To Kaitlyn, this scourge came from a different population. She aimed at the rabble who nibbled at the edge of her dream: the weak-willed smokers, deadbeat dads and welfare cheats, single moms incessantly breeding, the flouters of speed laws, and those who only had themselves to blame for their ridiculous credit-card debt. These empty-headed fiends between Chambers and Park Place did not vote or attend parent-teacher conferences, they ate fast food more than twice a week and required special plus-size stores for clothing to hide their hideous bodies from the healthy. Her assembled underclass who simultaneously undermined and justified her lifestyle choices. They needed to be terminated, and they tumbled into the dirty water beside Gary’s dead without differentiation.
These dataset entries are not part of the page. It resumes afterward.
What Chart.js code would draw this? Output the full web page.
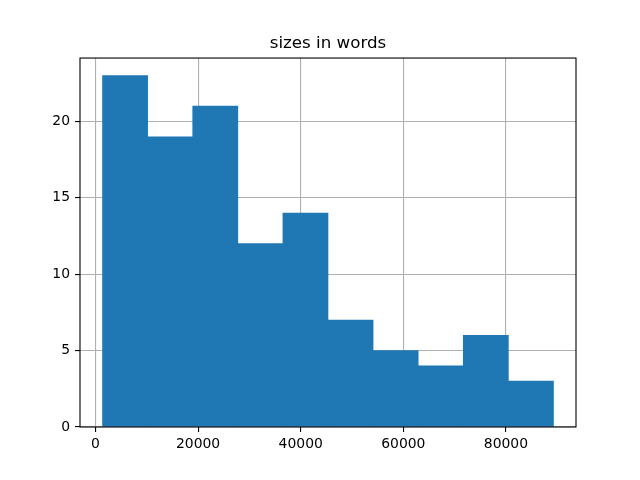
<!DOCTYPE html>
<html lang="en">

<head>
    <meta charset="UTF-8">
    <title>sizes in words</title>
    <script src="https://cdn.jsdelivr.net/npm/chart.js"></script>
    <style>
        body { margin: 0; background: #fff; }
        #wrap { width: 640px; height: 480px; }
    </style>
</head>

<body>
    <div id="wrap"><canvas id="myChart" width="640" height="480"></canvas></div>

    <script>
        // histogram bins (left edges) and counts
        const binEdges = [1370, 10160, 18950, 27740, 36530, 45320, 54110, 62900, 71690, 80480, 89270];
        const counts = [23, 19, 21, 12, 14, 7, 5, 4, 6, 3];
        const xTicks = [0, 20000, 40000, 60000, 80000];
        const yTicks = [0, 5, 10, 15, 20];

        const points = counts.map((c, i) => ({ x: (binEdges[i] + binEdges[i + 1]) / 2, y: c }))
        const span = binEdges[binEdges.length - 1] - binEdges[0]

        const font = { family: 'DejaVu Sans', size: 13.9 }

        // black frame round the plot area, like matplotlib spines
        const frame = {
            id: 'frame',
            afterDraw(chart) {
                const a = chart.chartArea
                const ctx = chart.ctx
                ctx.save()
                ctx.strokeStyle = '#000'
                ctx.lineWidth = 1.1
                ctx.strokeRect(a.left, a.top, a.right - a.left, a.bottom - a.top)
                ctx.restore()
            }
        }

        const config = {
            type: 'bar',
            data: {
                datasets: [{
                    label: 'sizes in words',
                    data: points,
                    backgroundColor: '#1f77b4',
                    borderWidth: 0,
                    barPercentage: 1,
                    categoryPercentage: 1,
                }]
            },
            options: {
                responsive: false,
                animation: false,
                layout: { padding: { left: 40, right: 24, top: 0, bottom: 0 } },
                plugins: {
                    legend: { display: false },
                    tooltip: { enabled: false },
                    title: {
                        display: true,
                        text: 'sizes in words',
                        color: '#000',
                        font: { family: 'DejaVu Sans', size: 16.7, weight: 'normal' },
                        padding: { top: 34, bottom: 4 },
                    }
                },
                scales: {
                    x: {
                        type: 'linear',
                        offset: false,
                        min: binEdges[0] - 0.05 * span,
                        max: binEdges[binEdges.length - 1] + 0.05 * span,
                        z: 1,
                        afterBuildTicks: s => { s.ticks = xTicks.map(v => ({ value: v })) },
                        afterFit: s => { s.height = 53 },
                        grid: { offset: false, color: '#b0b0b0', lineWidth: 1.1, tickColor: '#000', tickLength: 5, tickWidth: 1.1 },
                        border: { display: false },
                        ticks: { color: '#000', font: font, padding: 4, maxRotation: 0, callback: v => String(v) },
                    },
                    y: {
                        min: 0,
                        max: 24.15,
                        z: 1,
                        afterBuildTicks: s => { s.ticks = yTicks.map(v => ({ value: v })) },
                        afterFit: s => { s.width = 40 },
                        grid: { color: '#b0b0b0', lineWidth: 1.1, tickColor: '#000', tickLength: 5, tickWidth: 1.1 },
                        border: { display: false },
                        ticks: { color: '#000', font: font, padding: 5, callback: v => String(v) },
                    },
                    // empty right-hand box so the plot area ends where matplotlib's does
                    y2: {
                        position: 'right',
                        min: 0,
                        max: 1,
                        afterFit: s => { s.width = 40 },
                        grid: { display: false },
                        border: { display: false },
                        ticks: { display: false },
                    }
                }
            },
            plugins: [frame]
        };
        const myChart = new Chart(document.getElementById('myChart'), config);
    </script>
</body>

</html>
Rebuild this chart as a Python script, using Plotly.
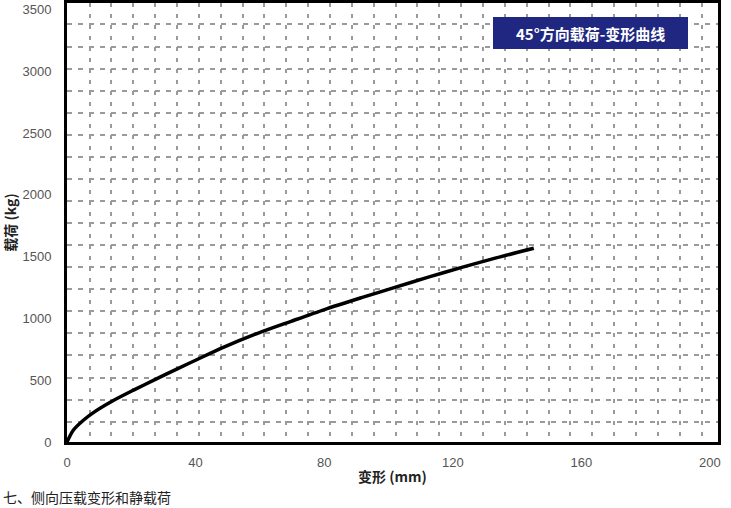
import plotly.graph_objects as go

# Data
deformation_mm = [0, 2.0, 5.1, 8.2, 14.0, 20.7, 27.5, 34.3, 40.5, 48.8, 59.3, 69.7, 80.1, 91.6, 102.0, 112.4, 122.8, 133.2, 145.2]
load_kg = [0, 97, 176, 238, 330, 420, 507, 592, 668, 768, 880, 977, 1072, 1168, 1252, 1334, 1413, 1488, 1568]

x_ticks = [0, 40, 80, 120, 160, 200]
y_ticks = [0, 500, 1000, 1500, 2000, 2500, 3000, 3500]

title_box_text = "45°方向载荷-变形曲线"
x_title = "变形 (mm)"
y_title = "载荷 (kg)"
caption = "七、侧向压载变形和静载荷"

W, H = 731, 508
L, R, T, B = 67, 13, 3, 66
pw, ph = W - L - R, H - T - B

def px_x(p):
    return (p - L) / pw

def px_y(p):
    return (H - B - p) / ph

fig = go.Figure()
fig.add_trace(go.Scatter(
    x=deformation_mm, y=load_kg, mode="lines",
    line=dict(color="black", width=3.5, shape="spline", smoothing=0.8),
    showlegend=False, hoverinfo="skip"))

grid_col = "#9a9a9a"
tick_font = dict(family="Liberation Sans, Arial, sans-serif", size=13, color="#555555")
title_font = dict(family="Noto Sans CJK SC, Liberation Sans, sans-serif", size=14, color="#222222")

fig.update_layout(
    width=W, height=H,
    margin=dict(l=L, r=R, t=T, b=B, autoexpand=False),
    paper_bgcolor="white", plot_bgcolor="white",
    xaxis=dict(
        range=[0, 202.5], tickmode="array", tickvals=x_ticks,
        ticktext=[str(v) for v in x_ticks], tickfont=tick_font,
        showgrid=False, zeroline=False, ticks="", automargin=False,
        showline=True, mirror=True, linecolor="black", linewidth=3,
        ticklabelstandoff=6,
        minor=dict(tick0=0.2, dtick=6.8, showgrid=True, gridcolor=grid_col,
                   gridwidth=1.6, griddash="4px,7px"),
        title=dict(text="<b>" + x_title + "</b>", font=title_font, standoff=4),
    ),
    yaxis=dict(
        range=[0, 3553], tickmode="array", tickvals=y_ticks,
        ticktext=[str(v) for v in y_ticks], tickfont=tick_font,
        showgrid=False, zeroline=False, ticks="", automargin=False,
        showline=True, mirror=True, linecolor="black", linewidth=3,
        ticklabelstandoff=10,
        minor=dict(tick0=-14, dtick=178.6, showgrid=True, gridcolor=grid_col,
                   gridwidth=1.6, griddash="5px,6px"),
        title=dict(text="<b>" + y_title + "</b>", font=title_font, standoff=8),
    ),
    shapes=[dict(type="rect", xref="paper", yref="paper",
                 x0=px_x(493), x1=px_x(688), y0=px_y(49), y1=px_y(17),
                 fillcolor="#1f2781", line=dict(width=0), layer="above")],
    annotations=[
        dict(text="<b>" + title_box_text + "</b>", xref="paper", yref="paper",
             x=px_x(590), y=px_y(33), xanchor="center", yanchor="middle",
             showarrow=False,
             font=dict(family="Noto Sans CJK SC, sans-serif", size=15, color="white")),
        dict(text=caption, xref="paper", yref="paper",
             x=px_x(1), y=px_y(497), xanchor="left", yanchor="middle",
             showarrow=False,
             font=dict(family="Noto Sans CJK SC, sans-serif", size=14, color="#222222")),
    ],
)

fig.write_html("out.html", config={"displayModeBar": False},
               post_script="document.body.style.margin='0';document.body.style.padding='0';document.body.style.overflow='hidden';")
If the beings they destroyed were their own creations, and not the degraded remnants of the people described on the things’ driver’s licenses, so be it. We never see other people anyway, only the monsters we make of them. To Mark Spitz, the dead were his neighbors, the people he saw every day, as he might on a subway car, the fantastic metropolitan array. The subway was the great leveler—underground, the Wall Street titans stood in the shuddering car and clutched the same poles as the junior IT guys to create a totem of fists, the executive vice presidents in charge of new product marketing pressed thighs with the luckless and the dreamers, who got off at their stations when instructed by the computer’s voice and were replaced by devisers of theoretical financial instruments of unreckoned power, who vacated their seats and were replaced in turn by unemployable homunculi clutching yesterday’s tabloids. They jostled one another, competed for space below as they did above, in a minuet of ruin and triumph. In the subway, down in the dark, no citizen was more significant or more decrepit than another. All were smeared into a common average of existence, the A’s and the C’s tumbling or rising to settle into a ruthless mediocrity. No escape. This was the plane where Mark Spitz lived. They were all him. Middling talents who got by, barnacles on humanity’s hull, survivors who had not yet been extinguished. Perhaps it was only a matter of time. Perhaps he would live until he chose not to. Mark Spitz aimed at the place where the spine met the cranium. They fell without a sound. He’d had practice.